KPK menegaskan tak menghendaki adanya efek konflik horizontal dari upaya penjemputan paksa Lukas Enembe di Papua.
Baca juga: Tindaklanjuti Temuan PPATK, KPK Akan Telusuri Uang 50 Juta Dollar SGD Lukas Enembe di Rumah Judi
Sehingga saat ini KPK tak bergerak sendiri, dan terus berkoordinasi dengan aparat setempat dalam hal ini Kapolda Papua, Kodim, dan Kepala BIN Daerah Papua.
Koordinasi dengan tiga pihak tersebut diperlukan lantaran yang lebih memahami medan serta situasi dan kondisi khususnya di wilayah Jayapura, tempat tinggal Lukas Enembe.
"Dalam penanganan perkara ini, KPK tidak bergerak sendiri. Kami melakukan koordinasi dengan aparat setempat dari Kapolda Papua, Kodim, dan Kabinda," tuturnya.
"Tentu kami menunggu aparat setempat apakah kondisi memungkinkan untuk dilakukan penahanan termasuk penjemputan," terang dia.
Namun lebih lanjut KPK sendiri berharap pihak Lukas Enembe dapat kooperatif memenuhi panggilan pemeriksaan KPK di Jakarta.
"Kami berharap lewat penasihat hukumnya, supaya kooperatif," tutup Alex.
Sebagai informasi KPK telah menetapkan Lukas Enembe dan beberapa pihak lainnya sebagai tersangka dalam kasus dugaan suap dan gratifikasi terkait pekerjaan atau proyek yang bersumber dari APBD Provinsi Papua.

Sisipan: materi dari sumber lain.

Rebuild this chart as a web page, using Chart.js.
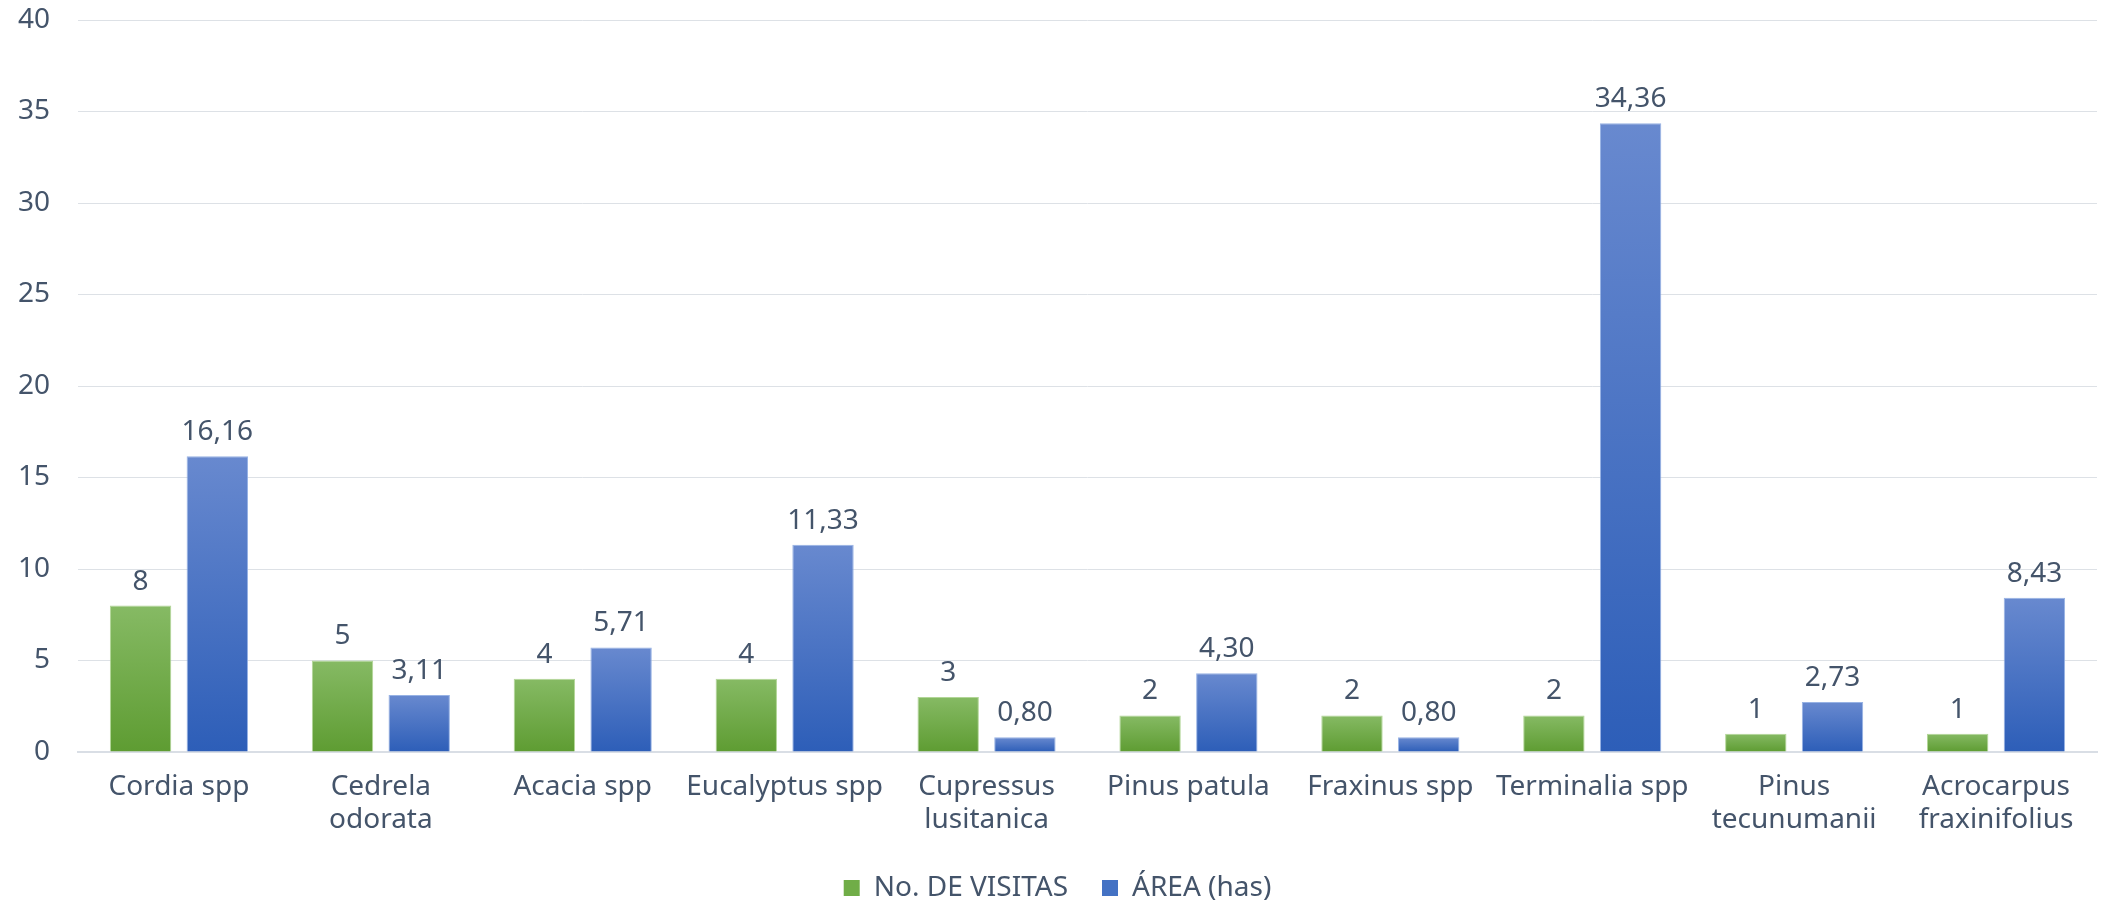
<!DOCTYPE html>
<html>
<head>
<meta charset="utf-8">
<script src="https://cdn.jsdelivr.net/npm/chart.js@4/dist/chart.umd.min.js"></script>
<style>
    html, body { margin: 0; padding: 0; background: #ffffff; }
    #wrap { width: 2103px; height: 900px; position: relative; }
</style>
</head>
<body>
<div id="wrap"><canvas id="speciesChart"></canvas></div>
<script>
// Visitas y área por especie
const categories = [
    'Cordia spp',
    ['Cedrela', 'odorata'],
    'Acacia spp',
    'Eucalyptus spp',
    ['Cupressus', 'lusitanica'],
    'Pinus patula',
    'Fraxinus spp',
    'Terminalia spp',
    ['Pinus', 'tecunumanii'],
    ['Acrocarpus', 'fraxinifolius']
];
const visitas = [8, 5, 4, 4, 3, 2, 2, 2, 1, 1];
const area = [16.16, 3.11, 5.71, 11.33, 0.80, 4.30, 0.80, 34.36, 2.73, 8.43];
const yTicks = [0, 5, 10, 15, 20, 25, 30, 35, 40];

const textColor = '#44546A';
const fontSize = 28;

// vertical gradient per bar, lighter on top
const barGradient = (top, bottom, solid) => (context) => {
    const chart = context.chart;
    if (!chart.chartArea || context.raw === undefined) return solid;
    const y = chart.scales.y;
    const yTop = y.getPixelForValue(context.raw);
    const yBase = y.getPixelForValue(0);
    if (!isFinite(yTop) || !isFinite(yBase) || yTop === yBase) return solid;
    const g = chart.ctx.createLinearGradient(0, yTop, 0, yBase);
    g.addColorStop(0, top);
    g.addColorStop(1, bottom);
    return g;
};

const valueLabels = {
    id: 'valueLabels',
    afterDatasetsDraw(chart) {
        const ctx = chart.ctx;
        ctx.save();
        ctx.font = fontSize + "px 'Noto Sans', sans-serif";
        ctx.fillStyle = textColor;
        ctx.textAlign = 'center';
        ctx.textBaseline = 'bottom';
        chart.data.datasets.forEach((ds, i) => {
            const meta = chart.getDatasetMeta(i);
            meta.data.forEach((bar, j) => {
                const v = ds.data[j];
                const txt = i === 0 ? String(v) : v.toFixed(2).replace('.', ',');
                ctx.fillText(txt, bar.x, bar.y - 10);
            });
        });
        ctx.restore();
    }
};

// wide gap between legend items but a short legend box
const legendFit = {
    id: 'legendFit',
    beforeLayout(chart) {
        const legend = chart.legend;
        if (!legend || legend._patched) return;
        const fit = legend.fit;
        legend.fit = function () {
            fit.call(this);
            this.height = 60;
        };
        legend._patched = true;
    }
};

Chart.defaults.font.family = "'Noto Sans', sans-serif";
Chart.defaults.font.size = fontSize;
Chart.defaults.color = textColor;

new Chart(document.getElementById('speciesChart'), {
    type: 'bar',
    data: {
        labels: categories,
        datasets: [
            {
                label: 'No. DE VISITAS',
                data: visitas,
                backgroundColor: barGradient('#86BA64', '#5E9C32', '#70AD47'),
                borderColor: 'rgba(170, 210, 140, 0.9)',
                borderWidth: 1,
                borderSkipped: 'bottom',
                categoryPercentage: 0.76,
                barPercentage: 0.80
            },
            {
                label: 'ÁREA (has)',
                data: area,
                backgroundColor: barGradient('#6889CF', '#2D5EB8', '#4472C4'),
                borderColor: 'rgba(140, 170, 225, 0.9)',
                borderWidth: 1,
                borderSkipped: 'bottom',
                categoryPercentage: 0.76,
                barPercentage: 0.80
            }
        ]
    },
    options: {
        responsive: true,
        maintainAspectRatio: false,
        animation: false,
        layout: { padding: { left: 18, right: 6, top: 20, bottom: 0 } },
        plugins: {
            legend: {
                position: 'bottom',
                labels: {
                    boxWidth: 16,
                    boxHeight: 16,
                    padding: 34,
                    color: textColor,
                    generateLabels: (chart) => {
                        const solids = ['#70AD47', '#4472C4'];
                        return Chart.defaults.plugins.legend.labels.generateLabels(chart).map((item, i) => {
                            item.fillStyle = solids[i];
                            item.strokeStyle = solids[i];
                            item.lineWidth = 0;
                            return item;
                        });
                    }
                }
            },
            tooltip: { enabled: false }
        },
        scales: {
            x: {
                grid: { display: false, drawTicks: false },
                border: { color: '#D9DEE5', width: 2 },
                ticks: { color: textColor, padding: 18, maxRotation: 0, autoSkip: false },
                afterFit: (axis) => {
                    axis.height = 88;
                    axis.paddingLeft = 0;
                    axis.paddingRight = 0;
                }
            },
            y: {
                min: yTicks[0],
                max: yTicks[yTicks.length - 1],
                grid: { color: '#DDE1E6', lineWidth: 1, drawTicks: false },
                border: { display: false },
                ticks: { color: textColor, padding: 28, stepSize: yTicks[1] - yTicks[0] },
                afterFit: (axis) => {
                    axis.width = 60;
                    axis.paddingTop = 0;
                    axis.paddingBottom = 0;
                }
            }
        }
    },
    plugins: [valueLabels, legendFit]
});
</script>
</body>
</html>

Terkait dengan konstruksi perkara, pihak yang ditetapkan sebagai tersangka serta pasal yang disangkakan akan dipublikasikan saat dilakukan upaya paksa, baik penangkapan maupun penahanan, terhadap para tersangka.
Lukas Enembe telah dipanggil tim penyidik KPK pada Senin (12/9/2022) di Mako Brimob Papua dalam kapasitasnya sebagai saksi. Namun, Lukas Enembe tidak hadir.
KPK kemudian memanggil Lukas Enembe untuk diperiksa sebagai tersangka di Gedung Merah Putih KPK, Jakarta, Senin (26/9/2022).
Lukas Enembe pun tidak hadir dengan alasan sakit dan mengajukan surat untuk berobat ke Singapura.
Tim penyidik KPK lalu menemui Lukas Enembe di kediamannya di Kota Jayapura, Papua, Kamis (3/11/2022), dalam rangka pemeriksaan kasus.
Selain itu, tim yang terdiri atas dokter KPK dan Ikatan Dokter Indonesia (IDI) itu juga menemui Lukas Enembe untuk pemeriksaan kesehatan.
KPK pun telah memiliki berita acara pemeriksaan (BAP) dari pemeriksaan tersebut sebagai salah satu syarat formal dalam penanganan sebuah kasus.
Lembaga antirasuah itu juga telah menyita berbagai barang bukti dalam penyidikan kasus tersebut.
Seperti dokumen terkait dengan perkara, bukti elektronik, catatan keuangan, uang tunai dalam bentuk rupiah, dan emas batangan dari penggeledahan dua lokasi di Jakarta, yakni rumah Lukas Enembe dan sebuah apartemen.
Terakhir, KPK menyita uang ratusan juta rupiah dari seorang rumah saksi yang digeledah di wilayah Kota Batam, Kepulauan Riau.